Dear Mitt Romney:
I’d like for you to know that, as of this year, I finally
crossed over into the 53% of people who do
pay income taxes. Prior to this year, I paid payroll taxes on every job I ever
had, and believe me: there were a LOT of jobs.
When I took my tax forms down to H&R Block for a second
opinion—the number that came up on the screen when I’d finished all the steps
for Turbo Tax had sent me into mild shock—a calm, soft-spoken man named Upjeet
explained to me why I owed the federal government more money. “It’s because you
have more than one W-2,” he said. “Try to work for only one employer, if you
can. Oh, and also, you are filing in two different states.”

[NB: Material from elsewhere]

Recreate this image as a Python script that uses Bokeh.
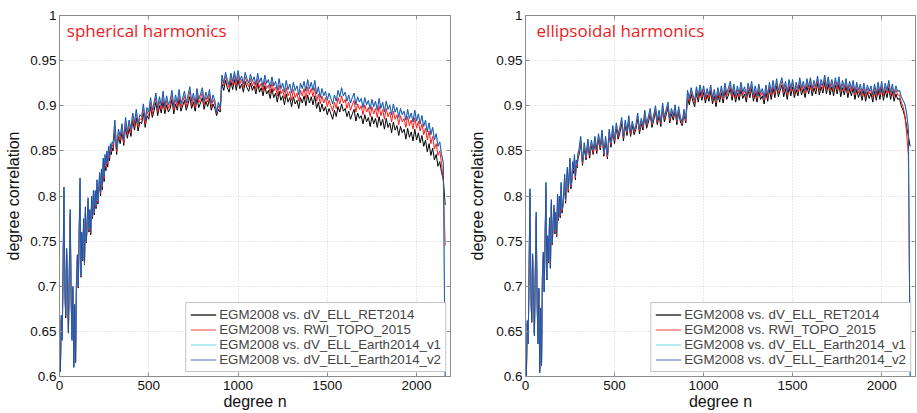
from bokeh.plotting import figure
from bokeh.models import (Range1d, FixedTicker, CustomJSTickFormatter, LinearAxis,
                          Legend, LegendItem, Label)
from bokeh.layouts import row
from bokeh.embed import file_html
from bokeh.resources import INLINE

# ---------------- data (degree correlation values, in thousandths) ----------------
# degree n: step 5 below n=300 (very noisy part), step 10 above
N = list(range(0, 300, 5)) + list(range(300, 2161, 10))

X_TICKS = [0, 500, 1000, 1500, 2000]
Y_TICKS = [0.6, 0.65, 0.7, 0.75, 0.8, 0.85, 0.9, 0.95, 1.0]

LABELS = ["EGM2008 vs. dV_ELL_RET2014", "EGM2008 vs. RWI_TOPO_2015",
          "EGM2008 vs. dV_ELL_Earth2014_v1", "EGM2008 vs. dV_ELL_Earth2014_v2"]
TITLES = ["spherical harmonics", "ellipsoidal harmonics"]

# ---- spherical harmonics (left) ----
SPH_V2 = [
    650, 605, 668, 640, 720, 810, 700, 668, 742, 700,
    648, 720, 785, 690, 640, 700, 610, 680, 615, 705,
    735, 700, 760, 820, 712, 760, 730, 775, 726, 788,
    750, 772, 798, 764, 785, 760, 800, 778, 806, 782,
    806, 790, 818, 795, 810, 826, 805, 830, 812, 842,
    822, 846, 834, 850, 838, 855, 845, 858, 852, 860,
    858, 884, 852, 874, 866, 880, 862, 887, 871, 884,
    874, 892, 881, 896, 880, 890, 888, 902, 884, 898,
    893, 909, 895, 904, 914, 897, 910, 900, 916, 899,
    911, 901, 906, 917, 899, 912, 903, 918, 902, 909,
    916, 903, 912, 921, 905, 914, 902, 919, 907, 913,
    920, 905, 915, 908, 918, 903, 912, 906, 892, 904,
    898, 934, 925, 937, 929, 923, 936, 927, 938, 926,
    939, 928, 933, 924, 937, 930, 925, 935, 927, 932,
    923, 936, 926, 931, 921, 934, 925, 929, 920, 932,
    922, 927, 917, 930, 919, 925, 915, 928, 918, 924,
    914, 926, 917, 922, 912, 925, 919, 927, 916, 929,
    919, 926, 917, 928, 913, 921, 909, 919, 911, 916,
    906, 914, 908, 902, 912, 905, 917, 910, 920, 911,
    915, 905, 912, 903, 909, 914, 901, 910, 904, 908,
    898, 909, 901, 906, 896, 907, 899, 905, 895, 908,
    897, 904, 893, 905, 896, 901, 890, 902, 893, 898,
    887, 897, 890, 894, 884, 896, 886, 892, 882, 895,
    883, 891, 880, 889, 877, 884, 871, 881, 868, 876,
    862, 869, 855, 860, 846, 837, 600]
SPH_V1 = SPH_V2  # v1 and v2 cannot be told apart in the figure
SPH_RET = [
    648, 610, 662, 642, 712, 800, 695, 665, 735, 698,
    650, 714, 775, 688, 645, 696, 615, 676, 618, 700,
    728, 698, 752, 808, 710, 755, 728, 768, 724, 780,
    748, 768, 790, 760, 780, 757, 794, 775, 798, 779,
    798, 786, 810, 791, 805, 818, 800, 822, 807, 834,
    816, 838, 828, 843, 832, 848, 839, 851, 846, 853,
    850, 872, 846, 866, 858, 871, 856, 877, 864, 875,
    866, 884, 873, 887, 872, 882, 880, 892, 876, 889,
    885, 899, 887, 895, 904, 889, 900, 892, 905, 891,
    901, 893, 897, 907, 891, 902, 895, 908, 894, 900,
    906, 895, 902, 910, 897, 904, 894, 909, 898, 903,
    909, 896, 905, 899, 908, 895, 902, 897, 889, 896,
    893, 924, 917, 928, 920, 915, 927, 918, 929, 917,
    929, 919, 924, 915, 927, 920, 916, 925, 917, 922,
    913, 925, 915, 920, 911, 922, 913, 917, 908, 919,
    909, 914, 904, 916, 906, 911, 901, 913, 904, 909,
    899, 910, 902, 906, 897, 909, 903, 911, 900, 912,
    903, 910, 901, 911, 897, 904, 893, 902, 894, 899,
    890, 897, 891, 885, 895, 888, 899, 893, 902, 894,
    897, 888, 894, 885, 891, 896, 883, 892, 886, 889,
    880, 890, 882, 887, 877, 888, 880, 886, 876, 888,
    878, 885, 874, 886, 876, 881, 870, 882, 873, 878,
    867, 877, 870, 874, 863, 875, 865, 871, 861, 874,
    862, 870, 859, 867, 855, 862, 849, 858, 845, 853,
    840, 846, 833, 838, 826, 818, 790]
SPH_RWI = [
    649, 608, 665, 641, 716, 805, 698, 667, 738, 699,
    649, 717, 780, 689, 643, 698, 612, 678, 616, 703,
    732, 699, 756, 814, 711, 758, 729, 772, 725, 784,
    749, 770, 794, 762, 783, 759, 797, 777, 802, 781,
    802, 788, 814, 793, 808, 822, 803, 826, 810, 838,
    819, 842, 831, 847, 835, 852, 842, 855, 849, 857,
    854, 878, 849, 870, 862, 876, 859, 882, 868, 880,
    870, 888, 877, 892, 876, 886, 884, 897, 880, 894,
    889, 904, 891, 900, 909, 893, 905, 896, 911, 895,
    906, 897, 902, 912, 895, 907, 899, 913, 898, 905,
    911, 899, 907, 916, 901, 909, 898, 914, 903, 908,
    915, 901, 910, 904, 913, 899, 907, 902, 891, 900,
    896, 930, 922, 933, 926, 920, 932, 923, 934, 922,
    935, 924, 929, 920, 932, 926, 921, 930, 922, 927,
    918, 930, 920, 925, 916, 928, 919, 923, 914, 926,
    916, 921, 911, 923, 913, 918, 908, 920, 911, 916,
    906, 918, 909, 914, 905, 917, 911, 919, 908, 921,
    912, 919, 910, 920, 905, 913, 902, 911, 903, 909,
    899, 906, 900, 894, 904, 897, 909, 902, 911, 903,
    907, 897, 904, 895, 901, 906, 893, 902, 896, 900,
    890, 901, 893, 898, 888, 899, 891, 897, 887, 900,
    889, 896, 885, 897, 888, 893, 882, 894, 885, 890,
    879, 889, 882, 886, 876, 888, 878, 884, 874, 887,
    875, 883, 872, 880, 868, 875, 862, 872, 858, 866,
    852, 858, 845, 850, 836, 815, 745]

# ---- ellipsoidal harmonics (right) ----
ELL_V2 = [
    645, 600, 662, 636, 716, 808, 698, 662, 736, 690,
    645, 716, 782, 688, 636, 698, 604, 676, 612, 712,
    738, 694, 755, 815, 708, 756, 728, 776, 720, 796,
    748, 770, 790, 762, 782, 758, 802, 776, 800, 780,
    815, 786, 792, 806, 824, 796, 818, 832, 808, 826,
    842, 812, 820, 838, 830, 846, 822, 840, 836, 848,
    851, 866, 838, 859, 844, 863, 847, 862, 851, 866,
    852, 869, 856, 873, 848, 866, 845, 874, 859, 878,
    863, 881, 868, 876, 887, 866, 884, 872, 889, 871,
    883, 873, 879, 892, 874, 886, 878, 895, 880, 888,
    897, 881, 890, 900, 884, 895, 882, 903, 887, 896,
    904, 886, 897, 889, 901, 884, 899, 887, 882, 896,
    885, 917, 908, 920, 912, 906, 921, 911, 923, 913,
    922, 910, 919, 912, 923, 909, 918, 906, 920, 911,
    922, 910, 925, 914, 920, 927, 913, 924, 911, 922,
    913, 926, 915, 921, 911, 925, 916, 927, 912, 922,
    911, 924, 914, 919, 909, 923, 912, 926, 915, 928,
    916, 930, 917, 925, 931, 918, 927, 915, 929, 919,
    929, 916, 926, 918, 931, 920, 927, 917, 930, 921,
    931, 919, 928, 921, 933, 920, 929, 922, 934, 921,
    932, 920, 929, 919, 931, 921, 932, 918, 928, 920,
    930, 917, 927, 919, 928, 915, 926, 917, 924, 914,
    925, 913, 923, 916, 922, 912, 924, 914, 926, 915,
    927, 914, 925, 917, 928, 915, 924, 913, 922, 916,
    917, 910, 906, 902, 892, 874, 600]
ELL_V1 = ELL_V2  # v1 and v2 cannot be told apart in the figure
ELL_RET = [
    640, 604, 658, 638, 710, 798, 694, 660, 730, 688,
    648, 712, 772, 686, 640, 695, 608, 672, 614, 706,
    732, 694, 750, 805, 707, 752, 726, 770, 720, 788,
    746, 766, 784, 758, 778, 755, 796, 773, 794, 776,
    808, 781, 788, 800, 817, 792, 812, 826, 804, 820,
    836, 808, 815, 832, 825, 840, 818, 835, 831, 842,
    845, 859, 834, 853, 840, 857, 842, 856, 846, 860,
    847, 863, 851, 867, 844, 860, 841, 868, 854, 872,
    858, 875, 863, 870, 881, 861, 878, 867, 883, 866,
    878, 868, 874, 886, 869, 880, 873, 889, 875, 882,
    891, 876, 884, 894, 879, 889, 877, 897, 882, 890,
    898, 881, 891, 884, 895, 879, 893, 882, 878, 891,
    881, 909, 901, 913, 905, 899, 914, 904, 916, 906,
    915, 903, 912, 905, 916, 902, 911, 899, 913, 904,
    914, 903, 917, 907, 912, 919, 906, 916, 904, 914,
    906, 918, 908, 913, 904, 917, 909, 919, 905, 914,
    904, 916, 907, 911, 902, 915, 905, 918, 907, 920,
    909, 922, 910, 917, 923, 910, 919, 907, 921, 911,
    921, 909, 918, 911, 923, 912, 919, 909, 922, 913,
    923, 911, 920, 913, 925, 912, 921, 914, 926, 913,
    924, 912, 921, 911, 923, 913, 924, 910, 920, 912,
    922, 909, 919, 911, 920, 907, 918, 909, 916, 906,
    917, 905, 915, 908, 914, 904, 916, 906, 918, 907,
    919, 906, 917, 909, 920, 907, 916, 905, 913, 907,
    908, 900, 895, 888, 877, 866, 855]
ELL_RWI = [
    642, 602, 660, 637, 713, 803, 696, 661, 733, 689,
    646, 714, 777, 687, 638, 696, 606, 674, 613, 709,
    735, 694, 752, 810, 708, 754, 727, 773, 720, 792,
    747, 768, 787, 760, 780, 756, 799, 775, 797, 778,
    812, 783, 790, 803, 820, 794, 815, 829, 806, 823,
    839, 810, 818, 835, 828, 843, 820, 838, 833, 845,
    848, 862, 836, 856, 842, 860, 845, 859, 848, 863,
    850, 866, 853, 870, 846, 863, 843, 871, 857, 875,
    861, 878, 866, 873, 884, 864, 881, 870, 886, 869,
    881, 871, 877, 889, 872, 883, 876, 892, 878, 885,
    894, 879, 887, 897, 882, 892, 880, 900, 885, 893,
    901, 884, 894, 887, 898, 882, 896, 885, 880, 893,
    883, 913, 905, 916, 909, 903, 918, 908, 920, 910,
    919, 907, 916, 909, 920, 906, 915, 903, 917, 908,
    918, 907, 921, 911, 916, 923, 910, 920, 908, 918,
    910, 922, 912, 917, 908, 921, 913, 923, 909, 918,
    908, 920, 911, 915, 906, 919, 909, 922, 912, 924,
    913, 926, 914, 921, 927, 915, 923, 912, 925, 916,
    925, 913, 922, 915, 927, 917, 923, 914, 926, 918,
    927, 916, 924, 918, 929, 917, 925, 919, 930, 918,
    928, 917, 925, 916, 927, 918, 928, 915, 924, 917,
    926, 914, 923, 916, 924, 912, 922, 914, 920, 911,
    921, 910, 919, 913, 918, 909, 920, 911, 922, 912,
    923, 911, 921, 914, 924, 912, 920, 910, 918, 912,
    912, 904, 899, 890, 870, 845, 620]

# ---------------- styling ----------------
AX_COL = "#8c8c8c"
LINE_COLORS = ["#000000", "#ff1a1a", "#66e0ee", "#1f45a3"]
LEGEND_COLORS = ["#666666", "#f4a3a3", "#b5eef2", "#a9b3e2"]
FONT = "Liberation Sans"
NAN = float("nan")


def make_panel(title, ret, rwi, v1, v2, width, bl, br, title_x, ylabel_standoff):
    p = figure(width=width, height=413, x_range=Range1d(0, 2190), y_range=Range1d(0.6, 1.0),
               output_backend="svg", toolbar_location=None,
               min_border_left=bl, min_border_right=br, min_border_top=15, min_border_bottom=37)
    p.outline_line_color = AX_COL
    p.background_fill_color = "white"
    p.border_fill_color = "white"

    for series, color, alpha in ((ret, LINE_COLORS[0], 1.0), (rwi, LINE_COLORS[1], 1.0),
                                 (v1, LINE_COLORS[2], 1.0), (v2, LINE_COLORS[3], 0.9)):
        p.line(N, [v / 1000 for v in series], color=color, line_width=1, line_alpha=alpha)

    p.xaxis.ticker = FixedTicker(ticks=X_TICKS)
    p.yaxis.ticker = FixedTicker(ticks=Y_TICKS)
    p.yaxis.formatter = CustomJSTickFormatter(code="return String(Math.round(tick*100)/100);")
    p.xgrid.ticker = FixedTicker(ticks=X_TICKS)
    p.ygrid.ticker = FixedTicker(ticks=Y_TICKS)
    for g in (p.xgrid[0], p.ygrid[0]):
        g.grid_line_color = "#d2d2d2"
        g.grid_line_dash = "1 2"
        g.grid_line_width = 1

    for ax in (p.xaxis[0], p.yaxis[0]):
        ax.axis_line_color = AX_COL
        ax.major_tick_line_color = AX_COL
        ax.major_tick_in = 4
        ax.major_tick_out = 0
        ax.minor_tick_line_color = None
        ax.major_label_text_font = FONT
        ax.major_label_text_font_size = "13.5px"
        ax.major_label_text_color = "#111111"
        ax.axis_label_text_font = FONT
        ax.axis_label_text_font_size = "16px"
        ax.axis_label_text_font_style = "normal"
        ax.axis_label_text_color = "#111111"
    p.xaxis.major_label_standoff = 4
    p.xaxis.axis_label_standoff = 0
    p.yaxis.major_label_standoff = 3
    p.yaxis.axis_label_standoff = ylabel_standoff
    p.xaxis.axis_label = "degree n"
    p.yaxis.axis_label = "degree correlation"

    for loc, ticks in (("right", Y_TICKS), ("above", X_TICKS)):
        ax = LinearAxis(ticker=FixedTicker(ticks=ticks),
                        formatter=CustomJSTickFormatter(code="return '';"),
                        major_label_text_font_size="1px", major_label_text_color=None,
                        major_tick_in=4, major_tick_out=0, minor_tick_line_color=None,
                        axis_line_color=AX_COL, major_tick_line_color=AX_COL,
                        major_label_standoff=0)
        p.add_layout(ax, loc)

    p.add_layout(Label(x=title_x, y=0.9834, text=title, text_color="#ec1c24",
                       text_font="Open Sans", text_font_size="17px", text_baseline="middle"))

    dummies = [p.line([NAN], [NAN], color=c, line_width=2) for c in LEGEND_COLORS]
    legend = Legend(items=[LegendItem(label=l, renderers=[r]) for l, r in zip(LABELS, dummies)],
                    location="bottom_right", margin=4, padding=4, spacing=0,
                    glyph_width=26, glyph_height=15, label_height=15, label_standoff=3,
                    label_text_font=FONT, label_text_font_size="13.3px",
                    border_line_color=AX_COL, border_line_width=1,
                    background_fill_color="white", background_fill_alpha=1.0)
    p.add_layout(legend)
    return p


p1 = make_panel(TITLES[0], SPH_RET, SPH_RWI, SPH_V1, SPH_V2, 457, 59, 7, 41, 5)
p2 = make_panel(TITLES[1], ELL_RET, ELL_RWI, ELL_V1, ELL_V2, 460, 68, 2, 62, 7)
layout = row(p1, p2)

open("out.html", "w").write(file_html(layout, INLINE))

So, let me get this straight: I’m being punished because I
work more? I realize this isn’t your
fault, Mitt, but the point is that you’re wrong about people like me, people
who didn’t have to pay income taxes for a long time. The point is this: Upjeet explained
that I was in the 15% tax bracket and that, well, the payroll taxes that had been
taken out did not cover that 15%. You, however, pay 13% of taxes—“never less
than 13%,” you’ve claimed. Tell me, Mitt: in what version of reality is this a
fair deal? A man who has a dressage horse and several houses pays 13% in taxes,
while a girl who has sometimes worked four jobs at once and finally got herself
into graduate school (and therefore had to move and file in two states) pays
15%?
So here’s what it comes down to, Mitt: I am the 53%. I am
one of those people you think you need to work hard to win over for this
election. I am the person who has (so, so clearly, in my mind) “taken personal
responsibility” for myself, and I am here to tell you right now: I will never,
not in a million years, never ever vote for you. And here’s why.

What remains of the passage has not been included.